Novels set in 19th century India can present British characters as protagonists, but if they're uncritically accepting of British rule and treat the Indians as heathen savages, there are probably going to be some words for the author about "colonialism" and "cultural appropriation," etc. I give M.J. Carter credit for willing to even go there at all, let alone write a novel centered around that most sensationalist and misunderstood Indian institution so beloved and misunderstood by Western writers, the Thuggee cult.
She manages to write a pretty good adventure tale that hearkens back to ye olden days while being just critical enough of British rule to placate modern sensibilities.
Set in the 1830s, when the British East India Company ruled India as a virtually autonomous government, before the Crown took over for good, The Strangler Vine starts by introducing us to William Avery, a young officer in the Company - brave, naive, prone to losing all his worldly possessions in card games, naturally in love with a woman who's out of his league. Avery is assigned to help an older India hand, Jeremiah Blake, go find a famous writer who's gone missing in northern India. Blake is a renegade, a legendary figure who now hates the Company and refuses all promotions or awards, but is still forced to occassionally do their bidding. He is not happy about being given young Avery as his sidekick, and Avery resents being treated as an unwanted tagalong.

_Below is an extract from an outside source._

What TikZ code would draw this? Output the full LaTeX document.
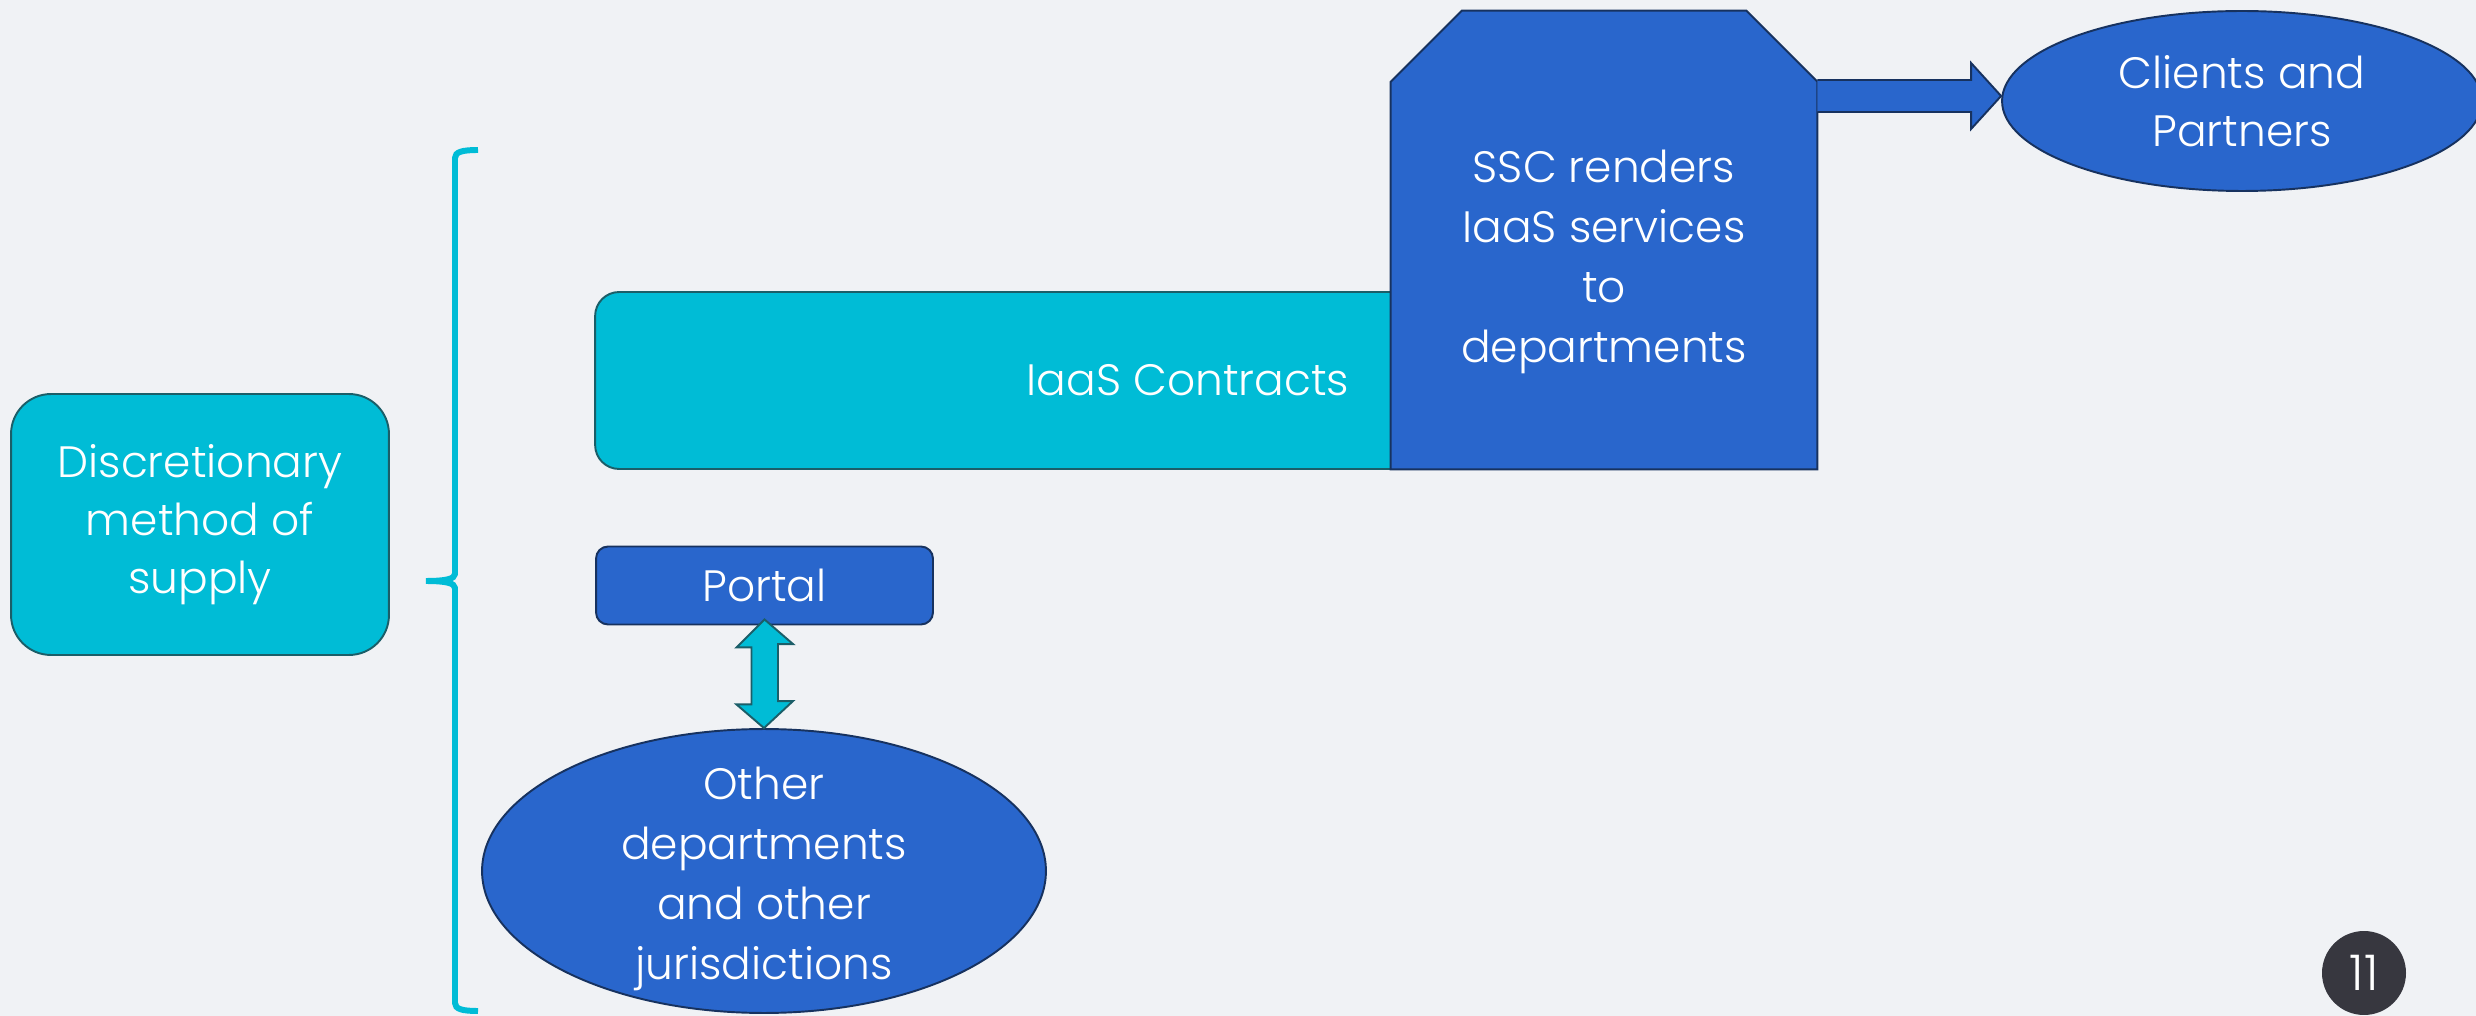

As they proceed north, the author presents a colorful description of Indian life, complete with opium stalls, garish and splendid Rajas' courts, elephants, tigers, and of course, Thuggees.
According to popular legend, the Thuggees were a cult of organized robbers and murderers dedicated to the Hindu goddess Kali. They were a notorious scourge throughout India, and the British spent a lot of effort, and killed a lot of people, trying to exterminate them. More recent scholarship has cast this popular history into doubt - did the Thuggees really exist? If they did, were they ever really so vast and dangerous, and were they really some sort of fanatical suicide cult, or were they just a bunch of brigands like you'll find in wild regions everywhere in the world?
The Strangler Vine tackles this controversy as Blake and Avery head deep into Thuggee territory in search of a writer who was researching them. At its heart, the book is a historical mystery and bromance that sets up the two protagonists as buddies for future Anglo-Indian adventures. There is skullduggery, scheming, and double-crossing on the part of both Indians and British, and plenty of historical flavor (including an Afterword by the author).